— REQUEST —
Copy out each line of the listing that has the word "draw" in it.
┄┄┄┄┄┄┄┄┄┄
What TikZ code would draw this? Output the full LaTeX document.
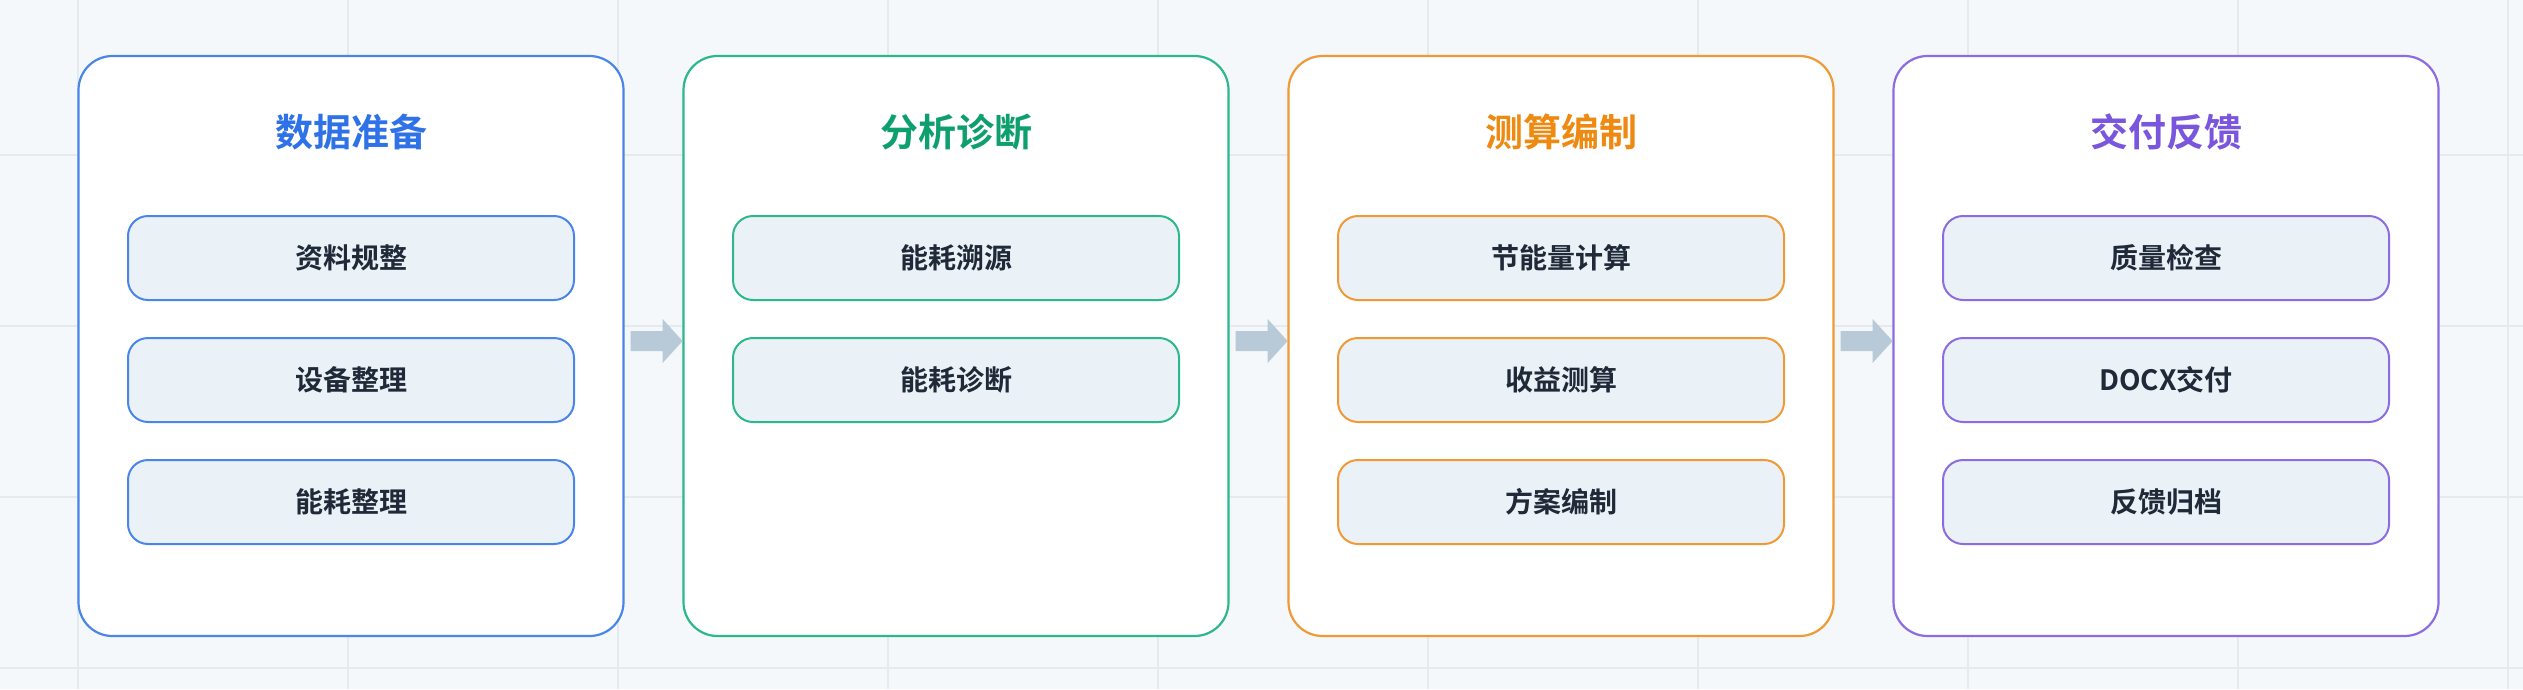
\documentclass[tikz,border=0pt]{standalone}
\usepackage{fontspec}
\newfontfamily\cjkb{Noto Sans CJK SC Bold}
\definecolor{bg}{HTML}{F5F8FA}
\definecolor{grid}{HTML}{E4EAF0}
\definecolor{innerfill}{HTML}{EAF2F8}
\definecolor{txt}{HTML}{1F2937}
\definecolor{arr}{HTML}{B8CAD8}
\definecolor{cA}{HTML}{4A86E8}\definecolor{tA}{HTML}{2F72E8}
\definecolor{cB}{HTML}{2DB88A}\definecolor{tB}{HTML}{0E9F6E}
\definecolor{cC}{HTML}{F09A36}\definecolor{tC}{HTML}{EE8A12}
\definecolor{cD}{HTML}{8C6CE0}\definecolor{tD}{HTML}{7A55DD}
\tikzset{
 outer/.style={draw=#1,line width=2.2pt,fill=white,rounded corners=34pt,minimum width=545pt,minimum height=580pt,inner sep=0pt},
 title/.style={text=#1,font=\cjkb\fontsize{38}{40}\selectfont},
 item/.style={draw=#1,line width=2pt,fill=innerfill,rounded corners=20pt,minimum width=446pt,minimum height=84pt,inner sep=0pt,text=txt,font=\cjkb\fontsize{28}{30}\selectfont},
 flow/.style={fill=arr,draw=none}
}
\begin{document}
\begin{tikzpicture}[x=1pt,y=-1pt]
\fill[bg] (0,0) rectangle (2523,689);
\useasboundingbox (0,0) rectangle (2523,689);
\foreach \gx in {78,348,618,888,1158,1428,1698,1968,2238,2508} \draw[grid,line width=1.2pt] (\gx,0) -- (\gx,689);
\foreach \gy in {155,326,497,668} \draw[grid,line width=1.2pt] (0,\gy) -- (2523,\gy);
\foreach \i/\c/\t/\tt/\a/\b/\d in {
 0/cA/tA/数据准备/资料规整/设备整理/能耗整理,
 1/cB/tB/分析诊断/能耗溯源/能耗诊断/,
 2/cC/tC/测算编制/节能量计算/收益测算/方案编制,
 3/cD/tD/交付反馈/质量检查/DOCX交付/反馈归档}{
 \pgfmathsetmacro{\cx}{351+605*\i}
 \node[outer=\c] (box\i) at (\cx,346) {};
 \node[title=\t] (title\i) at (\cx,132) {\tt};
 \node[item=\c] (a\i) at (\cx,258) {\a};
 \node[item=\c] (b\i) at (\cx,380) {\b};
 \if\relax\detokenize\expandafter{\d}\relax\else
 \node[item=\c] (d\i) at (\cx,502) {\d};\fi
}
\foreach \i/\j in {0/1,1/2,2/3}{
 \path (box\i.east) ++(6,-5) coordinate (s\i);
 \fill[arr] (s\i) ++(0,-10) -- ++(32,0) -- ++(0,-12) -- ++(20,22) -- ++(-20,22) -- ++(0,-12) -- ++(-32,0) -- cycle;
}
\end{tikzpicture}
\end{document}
┄┄┄┄┄┄┄┄┄┄
— OUTPUT OF THE TASK —
What TikZ code would draw this? Output the full LaTeX document.
 outer/.style={draw=#1,line width=2.2pt,fill=white,rounded corners=34pt,minimum width=545pt,minimum height=580pt,inner sep=0pt},
 item/.style={draw=#1,line width=2pt,fill=innerfill,rounded corners=20pt,minimum width=446pt,minimum height=84pt,inner sep=0pt,text=txt,font=\cjkb\fontsize{28}{30}\selectfont},
 flow/.style={fill=arr,draw=none}
\foreach \gx in {78,348,618,888,1158,1428,1698,1968,2238,2508} \draw[grid,line width=1.2pt] (\gx,0) -- (\gx,689);
\foreach \gy in {155,326,497,668} \draw[grid,line width=1.2pt] (0,\gy) -- (2523,\gy);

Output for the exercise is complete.